* start SUPPLIED DATA *

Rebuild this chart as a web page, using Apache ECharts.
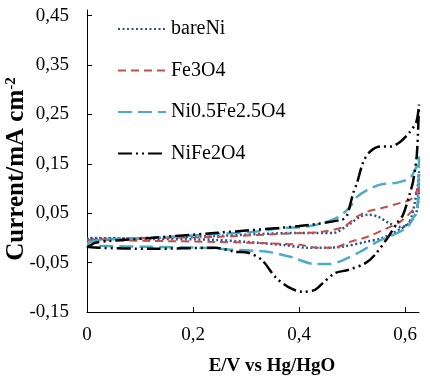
<!DOCTYPE html>
<html>
<head>
<meta charset="utf-8">
<script src="https://cdn.jsdelivr.net/npm/echarts@6/dist/echarts.min.js"></script>
<style>
  html, body { margin: 0; padding: 0; background: #fff; }
  #chart { width: 430px; height: 376px; }
</style>
</head>
<body>
<div id="chart"></div>
<script>
// series names, as in the legend
const seriesNames = ['bareNi', 'Fe3O4', 'Ni0.5Fe2.5O4', 'NiFe2O4']

// cyclic scans: forward sweep 0 -> 0.626 V, then back to 0 V  [E, current]
const bareNi = [
  [0, -0.002], [0.119, 0.0], [0.242, 0.004], [0.398, 0.01], [0.464, 0.01],
  [0.492, 0.026], [0.515, 0.043], [0.53, 0.047], [0.549, 0.043], [0.568, 0.031],
  [0.591, 0.022], [0.604, 0.026], [0.612, 0.043], [0.619, 0.077], [0.624, 0.108],
  [0.626, 0.135],
  [0.625, 0.08], [0.621, 0.051], [0.613, 0.037], [0.594, 0.02], [0.557, 0.0],
  [0.525, -0.008], [0.481, -0.018], [0.449, -0.02], [0.417, -0.02], [0.368, -0.014],
  [0.242, -0.004], [0.119, -0.002], [0, 0.0]
]
const fe3o4 = [
  [0, -0.004], [0.119, 0.0], [0.242, 0.002], [0.36, 0.008], [0.402, 0.01],
  [0.44, 0.012], [0.483, 0.022], [0.509, 0.043], [0.528, 0.053], [0.558, 0.061],
  [0.591, 0.071], [0.609, 0.077], [0.621, 0.093], [0.626, 0.11],
  [0.624, 0.07], [0.615, 0.057], [0.591, 0.033], [0.566, 0.02], [0.528, 0.002],
  [0.496, -0.008], [0.464, -0.02], [0.434, -0.02], [0.402, -0.014], [0.368, -0.012],
  [0.242, -0.008], [0.119, -0.006], [0, -0.004]
]
const ni05fe25o4 = [
  [0, -0.01], [0.025, -0.004], [0.119, 0.0], [0.213, 0.006], [0.308, 0.012],
  [0.37, 0.02], [0.421, 0.024], [0.472, 0.041], [0.496, 0.063], [0.509, 0.083],
  [0.528, 0.097], [0.553, 0.108], [0.585, 0.112], [0.609, 0.122], [0.621, 0.144],
  [0.626, 0.165],
  [0.624, 0.077], [0.62, 0.051], [0.604, 0.022], [0.585, 0.01], [0.547, -0.008],
  [0.515, -0.028], [0.483, -0.045], [0.458, -0.053], [0.43, -0.053], [0.383, -0.038],
  [0.34, -0.028], [0.275, -0.024], [0.219, -0.02], [0.119, -0.018], [0.025, -0.016],
  [0, -0.014]
]
const nife2o4 = [
  [0, -0.02], [0.015, -0.01], [0.043, -0.006], [0.12, 0.0], [0.24, 0.01],
  [0.4, 0.024], [0.481, 0.037], [0.49, 0.045], [0.502, 0.091], [0.509, 0.111],
  [0.521, 0.154], [0.534, 0.175], [0.553, 0.185], [0.572, 0.185], [0.591, 0.195],
  [0.609, 0.215], [0.621, 0.235], [0.626, 0.27],
  [0.622, 0.17], [0.615, 0.115], [0.609, 0.091], [0.596, 0.047], [0.585, 0.031],
  [0.568, 0.002], [0.543, -0.034], [0.525, -0.051], [0.492, -0.065], [0.468, -0.071],
  [0.445, -0.091], [0.43, -0.105], [0.406, -0.109], [0.379, -0.099], [0.355, -0.079],
  [0.33, -0.045], [0.304, -0.03], [0.279, -0.028], [0.242, -0.02], [0.119, -0.022],
  [0.025, -0.02], [0, -0.018]
]

const xTicks = [0, 0.2, 0.4, 0.6]
const yTicks = [-0.15, -0.05, 0.05, 0.15, 0.25, 0.35, 0.45]

const serif = 'Liberation Serif'
const comma = (s) => s.replace('.', ',')

function lineSeries(name, data, color, type, width) {
  return {
    name,
    type: 'line',
    data,
    symbol: 'none',
    showSymbol: false,
    smooth: 0.3,
    lineStyle: { color, type, width },
    itemStyle: { color }
  }
}

const chart = echarts.init(document.getElementById('chart'), null, { renderer: 'canvas' })
chart.setOption({
  animation: false,
  backgroundColor: '#fff',
  grid: { left: 87, right: 11, top: 10, bottom: 64, outerBoundsMode: 'none' },
  legend: {
    orient: 'vertical',
    left: 112,
    top: 14,
    itemWidth: 48,
    itemHeight: 14,
    itemGap: 21.5,
    itemStyle: { opacity: 0 },
    textStyle: { fontFamily: serif, fontSize: 20, color: '#000' },
    data: seriesNames
  },
  xAxis: {
    type: 'value',
    min: 0,
    max: 0.626,
    splitLine: { show: false },
    axisLine: { onZero: false, lineStyle: { color: '#000', width: 1 } },
    axisTick: { inside: true, length: 5, customValues: xTicks, lineStyle: { color: '#000' } },
    axisLabel: {
      customValues: xTicks,
      margin: 14,
      fontFamily: serif,
      fontSize: 19,
      color: '#000',
      formatter: (v) => (v === 0 ? '0' : comma(v.toFixed(1)))
    },
    name: 'E/V vs Hg/HgO',
    nameLocation: 'middle',
    nameGap: 45,
    nameMoveOverlap: false,
    nameTextStyle: {
      fontFamily: serif, fontSize: 19, fontWeight: 'bold', color: '#000',
      padding: [0, 0, 0, 38]
    }
  },
  yAxis: {
    type: 'value',
    min: -0.15,
    max: 0.4616,
    splitLine: { show: false },
    axisLine: { onZero: false, lineStyle: { color: '#000', width: 1 } },
    axisTick: { inside: true, length: 5, customValues: yTicks, lineStyle: { color: '#000' } },
    axisLabel: {
      customValues: yTicks,
      margin: 18,
      fontFamily: serif,
      fontSize: 19,
      color: '#000',
      formatter: (v) => comma(v.toFixed(2))
    },
    name: '{b|Current/mA cm}{sup|-2}',
    nameLocation: 'middle',
    nameGap: 58,
    nameMoveOverlap: false,
    nameTextStyle: {
      padding: [0, 16, 0, 0],
      rich: {
        b: { fontFamily: serif, fontSize: 25, fontWeight: 'bold', color: '#000' },
        sup: { fontFamily: serif, fontSize: 15, fontWeight: 'bold', color: '#000', verticalAlign: 'top' }
      }
    }
  },
  series: [
    lineSeries('bareNi', bareNi, '#2F4F8F', [2, 2.5], 2.5),
    lineSeries('Fe3O4', fe3o4, '#C0504D', [8, 5], 2),
    lineSeries('Ni0.5Fe2.5O4', ni05fe25o4, '#4BACC6', [14, 6], 2.5),
    lineSeries('NiFe2O4', nife2o4, '#000000', [14, 4, 2, 4, 2, 4], 2.5)
  ]
})
</script>
</body>
</html>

* end SUPPLIED DATA *

GIVEN PROBLEM
Keep the pictures out of the copy and write out the data exactly as it stands.

EXERCISE RESULT
Rebuild this chart as a web page, using Apache ECharts.
<!DOCTYPE html>
<html>
<head>
<meta charset="utf-8">
<script src="https://cdn.jsdelivr.net/npm/echarts@6/dist/echarts.min.js"></script>
<style>
  html, body { margin: 0; padding: 0; background: #fff; }
  #chart { width: 430px; height: 376px; }
</style>
</head>
<body>
<div id="chart"></div>
<script>
// series names, as in the legend
const seriesNames = ['bareNi', 'Fe3O4', 'Ni0.5Fe2.5O4', 'NiFe2O4']

// cyclic scans: forward sweep 0 -> 0.626 V, then back to 0 V  [E, current]
const bareNi = [
  [0, -0.002], [0.119, 0.0], [0.242, 0.004], [0.398, 0.01], [0.464, 0.01],
  [0.492, 0.026], [0.515, 0.043], [0.53, 0.047], [0.549, 0.043], [0.568, 0.031],
  [0.591, 0.022], [0.604, 0.026], [0.612, 0.043], [0.619, 0.077], [0.624, 0.108],
  [0.626, 0.135],
  [0.625, 0.08], [0.621, 0.051], [0.613, 0.037], [0.594, 0.02], [0.557, 0.0],
  [0.525, -0.008], [0.481, -0.018], [0.449, -0.02], [0.417, -0.02], [0.368, -0.014],
  [0.242, -0.004], [0.119, -0.002], [0, 0.0]
]
const fe3o4 = [
  [0, -0.004], [0.119, 0.0], [0.242, 0.002], [0.36, 0.008], [0.402, 0.01],
  [0.44, 0.012], [0.483, 0.022], [0.509, 0.043], [0.528, 0.053], [0.558, 0.061],
  [0.591, 0.071], [0.609, 0.077], [0.621, 0.093], [0.626, 0.11],
  [0.624, 0.07], [0.615, 0.057], [0.591, 0.033], [0.566, 0.02], [0.528, 0.002],
  [0.496, -0.008], [0.464, -0.02], [0.434, -0.02], [0.402, -0.014], [0.368, -0.012],
  [0.242, -0.008], [0.119, -0.006], [0, -0.004]
]
const ni05fe25o4 = [
  [0, -0.01], [0.025, -0.004], [0.119, 0.0], [0.213, 0.006], [0.308, 0.012],
  [0.37, 0.02], [0.421, 0.024], [0.472, 0.041], [0.496, 0.063], [0.509, 0.083],
  [0.528, 0.097], [0.553, 0.108], [0.585, 0.112], [0.609, 0.122], [0.621, 0.144],
  [0.626, 0.165],
  [0.624, 0.077], [0.62, 0.051], [0.604, 0.022], [0.585, 0.01], [0.547, -0.008],
  [0.515, -0.028], [0.483, -0.045], [0.458, -0.053], [0.43, -0.053], [0.383, -0.038],
  [0.34, -0.028], [0.275, -0.024], [0.219, -0.02], [0.119, -0.018], [0.025, -0.016],
  [0, -0.014]
]
const nife2o4 = [
  [0, -0.02], [0.015, -0.01], [0.043, -0.006], [0.12, 0.0], [0.24, 0.01],
  [0.4, 0.024], [0.481, 0.037], [0.49, 0.045], [0.502, 0.091], [0.509, 0.111],
  [0.521, 0.154], [0.534, 0.175], [0.553, 0.185], [0.572, 0.185], [0.591, 0.195],
  [0.609, 0.215], [0.621, 0.235], [0.626, 0.27],
  [0.622, 0.17], [0.615, 0.115], [0.609, 0.091], [0.596, 0.047], [0.585, 0.031],
  [0.568, 0.002], [0.543, -0.034], [0.525, -0.051], [0.492, -0.065], [0.468, -0.071],
  [0.445, -0.091], [0.43, -0.105], [0.406, -0.109], [0.379, -0.099], [0.355, -0.079],
  [0.33, -0.045], [0.304, -0.03], [0.279, -0.028], [0.242, -0.02], [0.119, -0.022],
  [0.025, -0.02], [0, -0.018]
]

const xTicks = [0, 0.2, 0.4, 0.6]
const yTicks = [-0.15, -0.05, 0.05, 0.15, 0.25, 0.35, 0.45]

const serif = 'Liberation Serif'
const comma = (s) => s.replace('.', ',')

function lineSeries(name, data, color, type, width) {
  return {
    name,
    type: 'line',
    data,
    symbol: 'none',
    showSymbol: false,
    smooth: 0.3,
    lineStyle: { color, type, width },
    itemStyle: { color }
  }
}

const chart = echarts.init(document.getElementById('chart'), null, { renderer: 'canvas' })
chart.setOption({
  animation: false,
  backgroundColor: '#fff',
  grid: { left: 87, right: 11, top: 10, bottom: 64, outerBoundsMode: 'none' },
  legend: {
    orient: 'vertical',
    left: 112,
    top: 14,
    itemWidth: 48,
    itemHeight: 14,
    itemGap: 21.5,
    itemStyle: { opacity: 0 },
    textStyle: { fontFamily: serif, fontSize: 20, color: '#000' },
    data: seriesNames
  },
  xAxis: {
    type: 'value',
    min: 0,
    max: 0.626,
    splitLine: { show: false },
    axisLine: { onZero: false, lineStyle: { color: '#000', width: 1 } },
    axisTick: { inside: true, length: 5, customValues: xTicks, lineStyle: { color: '#000' } },
    axisLabel: {
      customValues: xTicks,
      margin: 14,
      fontFamily: serif,
      fontSize: 19,
      color: '#000',
      formatter: (v) => (v === 0 ? '0' : comma(v.toFixed(1)))
    },
    name: 'E/V vs Hg/HgO',
    nameLocation: 'middle',
    nameGap: 45,
    nameMoveOverlap: false,
    nameTextStyle: {
      fontFamily: serif, fontSize: 19, fontWeight: 'bold', color: '#000',
      padding: [0, 0, 0, 38]
    }
  },
  yAxis: {
    type: 'value',
    min: -0.15,
    max: 0.4616,
    splitLine: { show: false },
    axisLine: { onZero: false, lineStyle: { color: '#000', width: 1 } },
    axisTick: { inside: true, length: 5, customValues: yTicks, lineStyle: { color: '#000' } },
    axisLabel: {
      customValues: yTicks,
      margin: 18,
      fontFamily: serif,
      fontSize: 19,
      color: '#000',
      formatter: (v) => comma(v.toFixed(2))
    },
    name: '{b|Current/mA cm}{sup|-2}',
    nameLocation: 'middle',
    nameGap: 58,
    nameMoveOverlap: false,
    nameTextStyle: {
      padding: [0, 16, 0, 0],
      rich: {
        b: { fontFamily: serif, fontSize: 25, fontWeight: 'bold', color: '#000' },
        sup: { fontFamily: serif, fontSize: 15, fontWeight: 'bold', color: '#000', verticalAlign: 'top' }
      }
    }
  },
  series: [
    lineSeries('bareNi', bareNi, '#2F4F8F', [2, 2.5], 2.5),
    lineSeries('Fe3O4', fe3o4, '#C0504D', [8, 5], 2),
    lineSeries('Ni0.5Fe2.5O4', ni05fe25o4, '#4BACC6', [14, 6], 2.5),
    lineSeries('NiFe2O4', nife2o4, '#000000', [14, 4, 2, 4, 2, 4], 2.5)
  ]
})
</script>
</body>
</html>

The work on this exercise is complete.